Horan’s devotion to music and to the concerts is evident in her narra­tion.

“Rachel has done a really won­derful job,” Halverson said.

But Halverson considers the nar­ration to be only one part of the con­cert.

“The students singing and the conductors, the people doing the murals and the lighting, they have a lot more to do. The narration has been a big part of it for these years, but I think that we maybe have the easier part coming in at the end,” Halverson said. “The music is the main portion, and I have a little bit to add to it. The main thing is just being able to be a part of it. It is re­ally a privilege to join in.”

According to Horan, one of her favorite parts of the concert is see­ing it improve with every rehearsal.
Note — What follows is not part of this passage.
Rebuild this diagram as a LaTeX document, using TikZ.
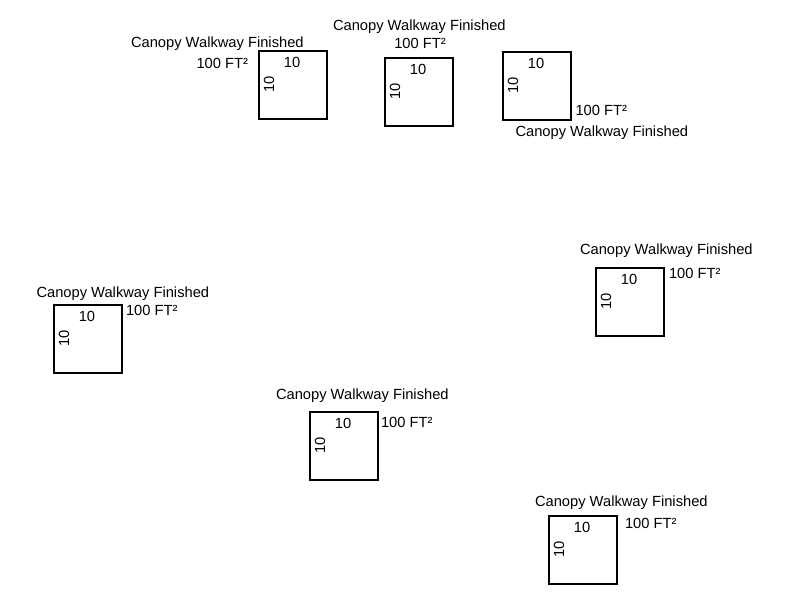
\documentclass[tikz,border=0pt]{standalone}
\usepackage{fontspec}
\setmainfont{Liberation Sans}
\begin{document}
\begin{tikzpicture}[x=1pt,y=-1pt,
  lbl/.style={inner sep=0pt,outer sep=0pt,font=\fontsize{14.7}{17}\selectfont},
  sq/.style={draw=black,line width=2pt,minimum width=68pt,minimum height=68pt,inner sep=0pt,outer sep=0pt,anchor=north west},
]
\useasboundingbox[fill=white] (0,0) rectangle (800,600);
\foreach \n/\l/\t in {a/259/51, b/385/58, c/503/52, d/54/305, e/596/268, f/310/412, g/549/516}{
  \node[sq] (box\n) at (\l,\t) {};
  \node[lbl,anchor=base] (top\n) at (\l+33,\t+16) {10};
  \node[lbl,rotate=90] (side\n) at (\l+10,\t+33.5) {10};
}
\node[lbl,anchor=base west] (ta) at (131,47) {Canopy Walkway Finished};
\node[lbl,anchor=base east] (aa) at (248,68) {100 FT²};
\node[lbl,anchor=base west] (tb) at (333,30) {Canopy Walkway Finished};
\node[lbl,anchor=base] (ab) at (420,48.5) {100 FT²};
\node[lbl,anchor=base west] (ac) at (575.5,115) {100 FT²};
\node[lbl,anchor=base west] (tc) at (515.5,136.5) {Canopy Walkway Finished};
\node[lbl,anchor=base west] (td) at (36.5,297) {Canopy Walkway Finished};
\node[lbl,anchor=base west] (ad) at (126,315) {100 FT²};
\node[lbl,anchor=base west] (te) at (580,254) {Canopy Walkway Finished};
\node[lbl,anchor=base west] (ae) at (669,278) {100 FT²};
\node[lbl,anchor=base west] (tf) at (276,399) {Canopy Walkway Finished};
\node[lbl,anchor=base west] (af) at (381,427) {100 FT²};
\node[lbl,anchor=base west] (tg) at (535,506) {Canopy Walkway Finished};
\node[lbl,anchor=base west] (ag) at (625,528) {100 FT²};
\end{tikzpicture}
\end{document}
“I really love…to see the stops and the starts, and what’s not work­ing, what is working, what do we have to fix,” Horan said. “[I] get to see everything get just a little bit better every time to the point where they’re opening on Friday night and then…to sit through those four per­formances in Moorhead and to re­ally get to know the concert inside and out is really special.”

Heyer, a member of the Canta­bile choir, is excited to experience her first Christmas concert as a per­former.

“I think it will be very different to actually be in it. I didn’t know that they also take it to Orchestra Hall, and I got to sing there last year with my high school choir, so that will be fun to travel to,” Heyer said. “I am so excited to be in it. I can’t wait.”

Horan fondly remembers her first Christmas concert at Concor­dia.

Though all of the Christmas con­certs Horan experienced were spe­cial, the first one she performed in was especially enjoyable.

“It’s kind of like peeking behind that magic curtain because, when you are sitting in the audience, ev­erything just seems so perfect and it happens magically,” Horan said. “But going through those rehearsals and seeing that this is how it works, [I realized] it isn’t magic — but it is magic because of all the work that goes into it.”